Andrew Kamenetzky: Blake Griffin news conference video
Los Angeles Clippers rookie Blake Griffin was officially introduced to the media on Monday at the LAC training center in Playa Vista. The rookie from Oklahoma (the state and University) was the #1 overall choice in this season's draft, the consensus no-brainer after snagging the 2009 Naismith, Wooden, AP and National Player of the Year Awards. Basically, every honor except an Oscar (and the reasons he didn't even get nominated -- in my humble opinion -- were nothing short of political).
But is Griffin, who fell into the Clippers' lap after besting the 17.7% odds, capable of jump-starting this comically downtrodden franchise? That remains to be seen, but for what it's worth, fans can breathe easy knowing the kid smacks not even a hint of the last dude plucked at the same position eleven years ago. Beyond likely possessing more skill than Michael Olowokandi as we speak, Griffin is clearly more professional, hard working and motivated. The Kandi Man never seemed concerned about his performance unless it was a contract year. If Griffin washes out, I'd be stunned if apathy was the culprit. Take that for what it's worth as you watch the videos below
Mike Dunleavy doesn't exactly have a "player's coach" rep, instead known for being extraordinarily hands one and none too fond of latitude. That shouldn't be a problem for Griffin, since he's already survived a stint with one hombre of a coach, who also happens to double as his father. "I'm scared of my dad," smiled Griffin, who then praise the example set by both of his parents.
Griffin may be the franchise's new face (the website's mug, at the very least), but he understands perfectly that being a rookie means being the low man on the totem pole. And if he needed any reminders, the afternoon's workout served that purpose. Said Griffin with a sheepish nod, "Mike Taylor asked me to go grab him a towel... so I went and grabbed him a towel." He's also well aware that college basketball may be serious business, but it's not the same thing as being employed. "This is my job now."
Second year player Eric Gordon (quite the successful 2009 rookie himself) joined Griffin as the main attraction fielded more questions. Gordon's already doling out wisdom, reminding the frosh to "take care of his body." "It's a long season, especially when you're a rookie. It's more than 82 games."

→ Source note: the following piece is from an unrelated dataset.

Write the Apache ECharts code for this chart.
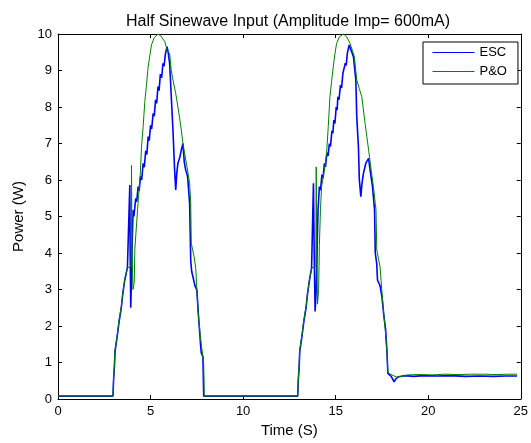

EG also plans to be more of a mentor than task master to Griffin. Considering they're basically the same age, he feels kinda weird ordering around the newbie.
More on rookie hazing, being recognized around the city and possibly participating in the Slam Dunk contest.
Gordon is already a stud and Griffin could be one in the making, but both agreed that overtaking the Lakers for the city's love remains a tall order. Something about a 15-0 title advantage (including the most recent Larry O'Brien). As for his new home, I asked Griffin if Los Angeles takes getting used to, a question I got the distinct feeling he's been asked a zillion times and finds a little condescending. As he noted with a playful smile, "I've been outside of Oklahoma before."
Fair enough, but even Griffin agreed the traffic can be an eye opener, capable of turning even the most simple of errands (like a trip to the AT&T store) into an adventure.
Griffin explains the birth of his strong work ethic. During his freshman year, scrapping was required to make a really stacked squad (coached by his mean old man). Griffin truly realized that play at a high level meant buckling down, taking care of his body and clocking extra hours in the gym (all while negotiating the discomfort that comes with a sudden growth spurt). But the hard work paid off. Griffin began the season as the rotation's eighth or so man. Come playoffs, he was the first off the pine.
I asked Griffin if he's set specific goals for himself, whether Rookie of the Year, a certain amount of points, etc. He's not sweating the baskets, which he thinks could be a function of need as much as success. Instead, the top priorities are hitting the glass and forging a defensive presence.
Growing up, Griffin's parents never pushed him into any one particular sport, encouraging to do everything from baseball to swimming to golf. And of course, basketball, which he decided to make priority one in the tenth grade. He also shared a story about playing in his older brother's teeball game. With his sib's team up big, Blake was allowed to hit, racking a double and triple in his first at bats. That was also the biggest crowd he'd ever played in front of, which I joked would provide everything Griffin ever needed to one day deal with NBA pressure.
"With those parents in the stands, I feel like it prepared me for this moment," laughed Griffin.
Dodger outfielder Matt Kemp has told me on several occasions (including the Kamenetzky brothers' 710 ESPN Laker podcast) that he could have played professional basketball. Blake Griffin grew up with Kemp and offers nothing but props for the guy's hardcourt skills.